The Americans are also in overdrive, with Defense Secretary Gates and National Security Adviser Donilon wearing out the flying carpet to Riyadh.  This is likely in part damage limitation–the Saudis aren’t happy to see the Americans plumping for transition in the democratic direction in Tunisia, Egypt, Libya and Bahrain.  It must be difficult to convince them that somehow we’ll manage to stop the process before it gets to the Kingdom, which has largely pacified its own population and cracks down hard when soft power fails to do the job.

But it looks as if there may be more on the agenda:  the Iranian challenge looms large for both Washington and Riyadh, and both have taken to implying that the Iranians are up to no good in Bahrain, though there is little evidence that the protests were fueled by Tehran.  This I suppose is where the Saudis would like the Americans to draw the line:  democracy is good, but not if it threatens to bring a Shia majority into power (as it did of course in Iraq, and the Saudis were not pleased).

This leaves Libya and Syria.  I see no real unhappiness coming from the Saudis about what is going on in Libya, and it is difficult to imagine that the United Arab Emirates would lend its air force to the cause if the Saudis were not prepared to go along.  Gaddafi is not a Saudi kind of guy, and of course there is no Shia threat there.  Syria is harder to read:  are the Saudis backing Bashar al Assad, who runs an Alawi (sort of Shia) regime, or not?  Riyadh and Damascus have in the past competed with him for influence in Lebanon.  Would the Saudis prefer a Sunni regime in Damascus?  Or does the preference for stability prevail?  So far, the latter.

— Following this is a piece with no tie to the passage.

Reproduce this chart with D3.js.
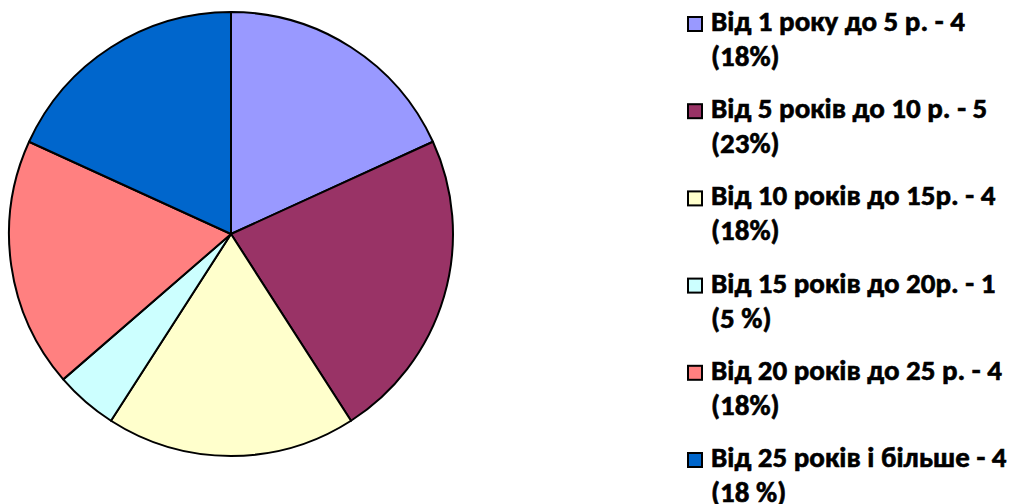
<!DOCTYPE html>
<html lang="uk">
<head>
<meta charset="utf-8">
<title>Стаж</title>
<script src="https://cdn.jsdelivr.net/npm/d3@7"></script>
<style>
  html, body { margin: 0; padding: 0; background: #fff; }
  svg { display: block; }
  .legend text { font-family: Carlito, Lato, "Open Sans", sans-serif; font-weight: 700; font-size: 29px; fill: #000; stroke: #000; stroke-width: 0.6px; }
</style>
</head>
<body>
<svg width="1014" height="504"></svg>
<script>
// data
var labels = ["Від 1 року до 5 р. - 4", "Від 5 років до 10 р. - 5", "Від 10 років до 15р. - 4",
              "Від 15 років до 20р. - 1", "Від 20 років до 25 р. - 4", "Від 25 років і більше - 4"];
var percents = ["(18%)", "(23%)", "(18%)", "(5 %)", "(18%)", "(18 %)"];
var values = [4, 5, 4, 1, 4, 4];
var colors = ["#9999FF", "#993366", "#FFFFCC", "#CCFFFF", "#FF8080", "#0066CC"];

var svg = d3.select("svg");
var cx = 231, cy = 234, r = 222;

var pie = d3.pie().sort(null).value(function(d) { return d; });
var arc = d3.arc().innerRadius(0).outerRadius(r);

var g = svg.append("g").attr("transform", "translate(" + cx + "," + cy + ")");
g.selectAll("path")
    .data(pie(values))
    .enter().append("path")
    .attr("d", arc)
    .attr("fill", function(d, i) { return colors[i]; })
    .attr("stroke", "#000")
    .attr("stroke-width", 2)
    .attr("stroke-linejoin", "round");

// legend
var legend = svg.append("g").attr("class", "legend");
var y = d3.scaleLinear().domain([0, 5]).range([31, 467]);

var item = legend.selectAll("g")
    .data(labels)
    .enter().append("g")
    .attr("transform", function(d, i) { return "translate(0," + y(i) + ")"; });

item.append("rect")
    .attr("x", 688).attr("y", -14)
    .attr("width", 14).attr("height", 14)
    .attr("fill", function(d, i) { return colors[i]; })
    .attr("stroke", "#000")
    .attr("stroke-width", 2);

item.append("text")
    .attr("x", 711).attr("y", 0)
    .text(function(d) { return d; });

item.append("text")
    .attr("x", 711).attr("y", 35)
    .text(function(d, i) { return percents[i]; });
</script>
</body>
</html>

Saudi influence is likely one of the reasons the Americans haven’t been as welcoming of the protesters in Syria as might have been expected.  Both Washington and Riyadh are worried about chaos in Syria, and how that might affect Iraq and Jordan.  This is odd, of course, since Damascus is allied with Tehran and Bashar al Assad has not hesitated to make trouble for the Americans in both Iraq and Lebanon.  I wonder if things started really coming apart in Damascus whether the Saudis would reconsider.

Now if you’ve got a headache from all this diplomatic mumbo jumbo, I’m not surprised.  But the world really is complicated, the Middle East more than most other regions.  And if something happens in Saudi Arabia to disrupt its giant oil production and exports, that $4 gasoline is going to start looking cheap.